— BEGIN Data section —

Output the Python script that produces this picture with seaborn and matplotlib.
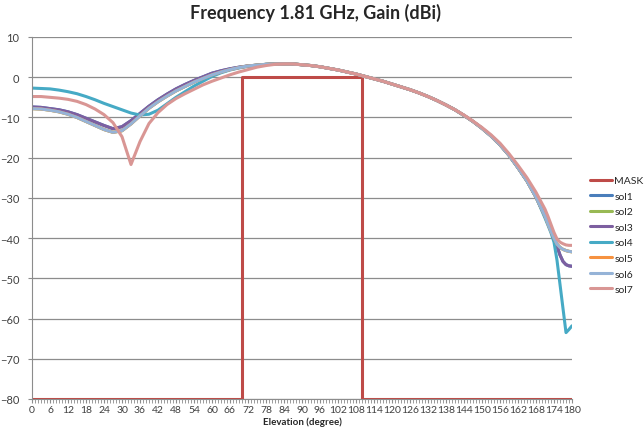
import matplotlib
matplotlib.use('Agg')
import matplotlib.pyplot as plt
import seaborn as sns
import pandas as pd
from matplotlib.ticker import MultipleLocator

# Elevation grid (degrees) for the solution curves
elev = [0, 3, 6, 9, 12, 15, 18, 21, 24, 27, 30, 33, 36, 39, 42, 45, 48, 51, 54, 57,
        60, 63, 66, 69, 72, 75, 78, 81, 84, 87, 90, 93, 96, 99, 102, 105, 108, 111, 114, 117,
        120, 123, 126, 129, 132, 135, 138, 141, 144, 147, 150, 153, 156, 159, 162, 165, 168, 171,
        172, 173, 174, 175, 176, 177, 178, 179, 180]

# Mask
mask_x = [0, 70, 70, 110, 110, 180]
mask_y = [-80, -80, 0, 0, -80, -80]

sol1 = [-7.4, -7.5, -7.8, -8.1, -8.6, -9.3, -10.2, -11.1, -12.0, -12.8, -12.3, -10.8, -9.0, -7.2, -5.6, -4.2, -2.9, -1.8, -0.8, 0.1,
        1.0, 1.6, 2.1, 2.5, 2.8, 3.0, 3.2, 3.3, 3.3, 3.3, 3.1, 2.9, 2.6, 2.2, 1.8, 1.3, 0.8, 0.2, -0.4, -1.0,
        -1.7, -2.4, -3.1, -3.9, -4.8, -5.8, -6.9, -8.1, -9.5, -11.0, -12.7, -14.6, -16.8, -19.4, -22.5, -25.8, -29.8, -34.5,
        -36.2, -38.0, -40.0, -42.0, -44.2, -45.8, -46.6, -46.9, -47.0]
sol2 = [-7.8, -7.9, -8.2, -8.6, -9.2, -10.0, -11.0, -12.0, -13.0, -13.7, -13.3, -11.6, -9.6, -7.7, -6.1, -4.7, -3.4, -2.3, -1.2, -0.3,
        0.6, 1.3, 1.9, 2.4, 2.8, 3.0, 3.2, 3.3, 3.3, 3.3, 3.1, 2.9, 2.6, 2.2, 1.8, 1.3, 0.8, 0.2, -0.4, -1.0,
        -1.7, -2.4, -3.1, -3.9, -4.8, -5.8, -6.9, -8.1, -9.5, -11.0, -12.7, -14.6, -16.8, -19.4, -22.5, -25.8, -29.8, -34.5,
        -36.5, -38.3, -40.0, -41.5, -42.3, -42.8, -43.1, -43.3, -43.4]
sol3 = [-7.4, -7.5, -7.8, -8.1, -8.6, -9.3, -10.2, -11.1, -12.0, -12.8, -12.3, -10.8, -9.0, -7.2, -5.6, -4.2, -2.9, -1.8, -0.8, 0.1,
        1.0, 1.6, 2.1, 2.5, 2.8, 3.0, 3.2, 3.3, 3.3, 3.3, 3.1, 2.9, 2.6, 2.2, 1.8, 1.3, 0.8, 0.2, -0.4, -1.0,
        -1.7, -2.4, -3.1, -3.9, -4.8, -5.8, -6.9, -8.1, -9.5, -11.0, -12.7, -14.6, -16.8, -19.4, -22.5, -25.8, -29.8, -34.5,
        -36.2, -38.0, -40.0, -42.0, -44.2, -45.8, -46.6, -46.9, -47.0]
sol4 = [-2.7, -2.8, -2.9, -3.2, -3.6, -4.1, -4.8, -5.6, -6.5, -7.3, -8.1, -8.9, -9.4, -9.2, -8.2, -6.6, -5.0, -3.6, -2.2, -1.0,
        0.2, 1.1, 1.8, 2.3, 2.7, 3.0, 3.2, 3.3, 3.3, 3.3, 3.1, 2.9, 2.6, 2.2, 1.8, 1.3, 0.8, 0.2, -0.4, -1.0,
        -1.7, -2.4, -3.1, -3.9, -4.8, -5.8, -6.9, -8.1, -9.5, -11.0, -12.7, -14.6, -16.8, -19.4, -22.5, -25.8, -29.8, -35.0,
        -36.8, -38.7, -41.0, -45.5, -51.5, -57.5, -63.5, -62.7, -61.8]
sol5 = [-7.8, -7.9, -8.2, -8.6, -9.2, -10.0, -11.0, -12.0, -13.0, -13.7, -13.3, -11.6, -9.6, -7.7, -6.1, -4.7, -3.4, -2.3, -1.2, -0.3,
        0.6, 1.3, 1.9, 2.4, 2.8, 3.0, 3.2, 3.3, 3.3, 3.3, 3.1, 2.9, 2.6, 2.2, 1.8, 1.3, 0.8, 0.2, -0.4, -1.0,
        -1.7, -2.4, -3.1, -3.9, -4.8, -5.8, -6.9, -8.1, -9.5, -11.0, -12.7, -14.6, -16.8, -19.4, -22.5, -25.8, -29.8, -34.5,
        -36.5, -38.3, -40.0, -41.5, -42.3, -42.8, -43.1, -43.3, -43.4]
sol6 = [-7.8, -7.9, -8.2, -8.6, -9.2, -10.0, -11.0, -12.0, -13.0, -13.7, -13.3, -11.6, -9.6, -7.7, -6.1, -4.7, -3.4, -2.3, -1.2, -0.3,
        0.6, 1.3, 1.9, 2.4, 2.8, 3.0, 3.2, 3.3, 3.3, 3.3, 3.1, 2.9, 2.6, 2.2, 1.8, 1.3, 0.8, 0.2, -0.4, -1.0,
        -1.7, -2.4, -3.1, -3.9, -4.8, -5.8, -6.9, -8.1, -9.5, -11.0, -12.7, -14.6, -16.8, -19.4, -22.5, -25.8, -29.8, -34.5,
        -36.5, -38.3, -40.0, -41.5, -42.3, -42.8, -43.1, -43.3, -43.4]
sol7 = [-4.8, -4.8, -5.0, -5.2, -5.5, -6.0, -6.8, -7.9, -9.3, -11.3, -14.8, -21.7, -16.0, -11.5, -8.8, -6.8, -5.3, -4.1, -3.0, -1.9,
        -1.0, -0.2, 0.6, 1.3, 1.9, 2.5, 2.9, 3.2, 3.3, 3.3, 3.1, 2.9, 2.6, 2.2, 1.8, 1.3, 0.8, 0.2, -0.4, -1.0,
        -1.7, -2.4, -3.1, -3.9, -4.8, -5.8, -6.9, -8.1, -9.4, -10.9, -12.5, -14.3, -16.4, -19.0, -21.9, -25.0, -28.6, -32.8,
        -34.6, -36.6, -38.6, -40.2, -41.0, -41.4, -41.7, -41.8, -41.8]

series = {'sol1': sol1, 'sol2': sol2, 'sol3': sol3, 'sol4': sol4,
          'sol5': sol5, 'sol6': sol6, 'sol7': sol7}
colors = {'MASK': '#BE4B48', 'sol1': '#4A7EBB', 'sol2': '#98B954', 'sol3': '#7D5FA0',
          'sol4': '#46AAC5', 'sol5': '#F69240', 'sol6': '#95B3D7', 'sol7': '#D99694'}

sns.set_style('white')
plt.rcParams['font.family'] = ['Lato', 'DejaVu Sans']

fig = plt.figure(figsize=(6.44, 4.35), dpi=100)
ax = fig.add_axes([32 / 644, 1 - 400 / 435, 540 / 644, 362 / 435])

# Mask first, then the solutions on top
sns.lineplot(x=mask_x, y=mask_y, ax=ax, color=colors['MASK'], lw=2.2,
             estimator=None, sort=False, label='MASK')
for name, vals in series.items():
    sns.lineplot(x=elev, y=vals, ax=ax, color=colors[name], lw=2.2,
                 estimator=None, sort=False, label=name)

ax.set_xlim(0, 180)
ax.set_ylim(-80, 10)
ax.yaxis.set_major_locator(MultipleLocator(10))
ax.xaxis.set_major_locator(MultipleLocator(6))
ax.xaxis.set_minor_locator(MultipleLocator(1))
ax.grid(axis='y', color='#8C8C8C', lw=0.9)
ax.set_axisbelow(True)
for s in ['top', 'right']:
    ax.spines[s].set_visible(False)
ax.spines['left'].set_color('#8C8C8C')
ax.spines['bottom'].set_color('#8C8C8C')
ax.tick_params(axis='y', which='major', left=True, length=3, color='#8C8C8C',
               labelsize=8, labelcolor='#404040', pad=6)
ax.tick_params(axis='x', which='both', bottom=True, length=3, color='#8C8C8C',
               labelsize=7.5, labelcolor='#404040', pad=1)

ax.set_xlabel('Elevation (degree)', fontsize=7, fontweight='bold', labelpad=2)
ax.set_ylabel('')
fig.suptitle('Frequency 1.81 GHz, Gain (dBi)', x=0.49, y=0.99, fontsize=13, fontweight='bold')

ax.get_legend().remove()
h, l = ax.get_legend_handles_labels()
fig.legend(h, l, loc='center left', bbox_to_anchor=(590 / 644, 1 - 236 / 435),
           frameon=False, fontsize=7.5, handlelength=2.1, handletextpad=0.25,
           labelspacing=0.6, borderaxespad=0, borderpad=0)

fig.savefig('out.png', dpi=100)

— END Data section —

Write down every line from the opening of the listing to the line with "from matplotlib.ticker import MultipleLocator", both included, and nothing else; the pictures are omitted.

Problem solution:
Output the Python script that produces this picture with seaborn and matplotlib.
import matplotlib
matplotlib.use('Agg')
import matplotlib.pyplot as plt
import seaborn as sns
import pandas as pd
from matplotlib.ticker import MultipleLocator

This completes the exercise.